The European currency has fallen 3.5 percent during the past six months, the worst performance among the 10 developed- nation currencies tracked by Bloomberg Correlation-Weighted Indexes. The dollar has gained 2.9 percent and the yen is little changed.
Growth Outlook
Demand for the euro was limited before data today that may add to signs the debt crisis is damping growth. European Central Bank President Mario Draghi said on June 6 that policy makers discussed cutting interest rates to a record low at a meeting that day.
“The growth outlook for most of the euro area is already bleak,” Guillermo Felices, head of European currency strategy in London at Barclays Plc, and Yuki Sakasai, a New York-based currency strategist, wrote in a research note. “One way to spur growth would be the ECB easing to weaken the euro.

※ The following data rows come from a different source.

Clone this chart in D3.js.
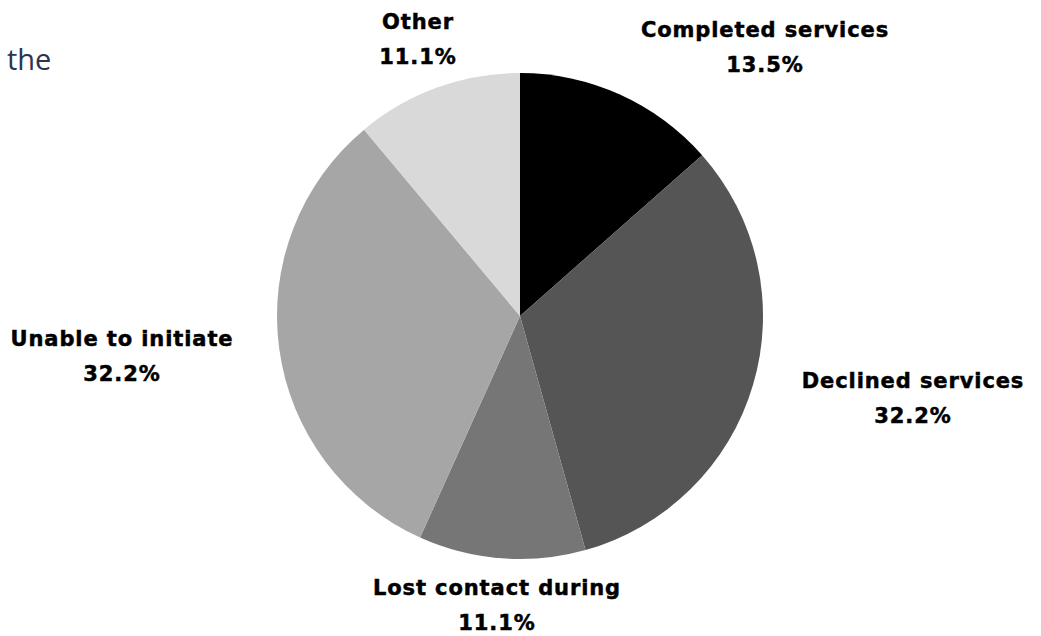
<!DOCTYPE html>
<html>
<head>
<meta charset="utf-8">
<script src="https://cdn.jsdelivr.net/npm/d3@7"></script>
<style>
  body { margin: 0; background: #fff; }
  svg { display: block; }
  .lbl { font-family: "DejaVu Sans", sans-serif; font-weight: 700; font-size: 21px; letter-spacing: 0.9px; fill: #000; stroke: #000; stroke-width: 0.5px; }
  .intro { font-family: "Open Sans", sans-serif; font-weight: 400; font-size: 29px; fill: #2b3450; }
</style>
</head>
<body>
<svg width="1041" height="636"></svg>
<script>
// pie data, clockwise from 12 o'clock
const categories = ["Completed services", "Declined services", "Lost contact during", "Unable to initiate", "Other"];
const shares = [13.5, 32.2, 11.1, 32.2, 11.1];
const colours = ["#000000", "#555555", "#767676", "#a6a6a6", "#d9d9d9"];

// where each label block sits, relative to the pie centre
const labelOffsets = [[245, -269], [393, 82], [-23, 289], [-398, 40], [-102, -277]];

const cx = 520, cy = 316, radius = 243;
const svg = d3.select("svg");

svg.append("text")
    .attr("class", "intro")
    .attr("x", 7)
    .attr("y", 70)
    .text("the");

const dataset = categories.map((c, i) => ({ name: c, value: shares[i], colour: colours[i], off: labelOffsets[i] }));

const pie = d3.pie().sort(null).value(d => d.value);
const arc = d3.arc().innerRadius(0).outerRadius(radius);

const g = svg.append("g").attr("transform", `translate(${cx},${cy})`);

g.selectAll("path")
    .data(pie(dataset))
    .enter()
    .append("path")
    .attr("d", arc)
    .attr("fill", d => d.data.colour);

// labels: name on first line, percentage below
const labels = g.selectAll("text")
    .data(dataset)
    .enter()
    .append("text")
    .attr("class", "lbl")
    .attr("text-anchor", "middle")
    .attr("transform", d => `translate(${d.off[0]},${d.off[1]})`);

labels.append("tspan")
    .attr("x", 0)
    .attr("y", -10)
    .text(d => d.name);

labels.append("tspan")
    .attr("x", 0)
    .attr("y", 25)
    .text(d => d.value.toFixed(1) + "%");
</script>
</body>
</html>
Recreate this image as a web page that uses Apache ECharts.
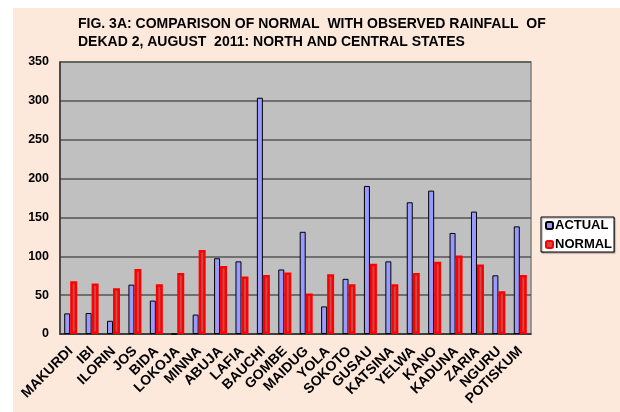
<!DOCTYPE html>
<html>
<head>
<meta charset="utf-8">
<script src="https://cdn.jsdelivr.net/npm/echarts@6/dist/echarts.min.js"></script>
<style>
html,body{margin:0;padding:0;background:#fff;width:620px;height:412px;overflow:hidden;}
#c{position:absolute;left:13px;top:8px;width:607px;height:404px;background:#fde9dc;}
</style>
</head>
<body>
<div id="c"></div>
<script>
const stations = ['MAKURDI','IBI','ILORIN','JOS','BIDA','LOKOJA','MINNA','ABUJA','LAFIA','BAUCHI','GOMBE','MAIDUG','YOLA','SOKOTO','GUSAU','KATSINA','YELWA','KANO','KADUNA','ZARIA','NGURU','POTISKUM'];
const actual = [26.5,27,17,63.5,43,0,25,97.5,93.5,304,83,131.5,35.5,71,190.5,93.5,169.5,184.5,130,157.5,75.5,138.5];
const normal = [68,65,59,83.5,64,78.5,108,87.5,74,76,79,52,77,64,90.5,64,78.5,93,101,89.5,55,76];
const yTicks = [0,50,100,150,200,250,300,350];
const titleText = 'FIG. 3A: COMPARISON OF NORMAL  WITH OBSERVED RAINFALL  OF\nDEKAD 2, AUGUST  2011: NORTH AND CENTRAL STATES';

const chart = echarts.init(document.getElementById('c'));
chart.setOption({
  animation:false,
  title:{text:titleText,left:60,top:2,textStyle:{fontFamily:'Liberation Sans, Arial',fontWeight:'bold',fontSize:14,color:'#000',lineHeight:18}},
  grid:{left:47,top:54,right:89,bottom:78,show:true,backgroundColor:'#c0c0c0',borderColor:'#808080',borderWidth:1.5},
  legend:{orient:'vertical',left:528,top:209,data:['ACTUAL','NORMAL'],backgroundColor:'#fff',borderColor:'#000',borderWidth:1,padding:[2,2,1,4],itemGap:6,itemWidth:7,itemHeight:7,
    shadowColor:'rgba(0,0,0,0.4)',shadowOffsetX:1,shadowOffsetY:1,shadowBlur:1,
    textStyle:{fontFamily:'Liberation Sans, Arial',fontWeight:'bold',fontSize:13,color:'#000',padding:[0,0,0,-3]}},
  xAxis:{type:'category',data:stations,
    axisLine:{lineStyle:{color:'#333',width:1.5}},axisTick:{show:false},
    axisLabel:{rotate:45,interval:0,margin:15,fontFamily:'Liberation Sans, Arial',fontWeight:'bold',fontSize:14,color:'#000'}},
  yAxis:{type:'value',min:0,max:350,interval:50,
    axisLine:{show:true,lineStyle:{color:'#333',width:1.5}},axisTick:{show:false},
    splitLine:{lineStyle:{color:'#555',width:1.5}},
    axisLabel:{margin:11,fontFamily:'Liberation Sans, Arial',fontWeight:'bold',fontSize:12.5,color:'#000',
      formatter:v=>yTicks.includes(v)?String(v):''}},
  series:[
    {name:'ACTUAL',type:'bar',data:actual,barWidth:6,barGap:'0%',
      itemStyle:{color:'#9999ff',borderColor:'#000',borderWidth:1}},
    {name:'NORMAL',type:'bar',data:normal,barWidth:7,
      itemStyle:{color:'#c84a4a',borderColor:'#ff0000',borderWidth:2.5}}
  ]
});
</script>
</body>
</html>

Otherwise, without growth, the euro will remain under pressure.”
Italy’s economy, the third-biggest in the region, shrank 0.8 percent in the first three months of this year from the fourth quarter, a third-consecutive contraction, according to economist estimates taken before the final GDP reading is released today. French industrial production decreased for a second month in April with a 0.1 percent decline, a separate survey showed.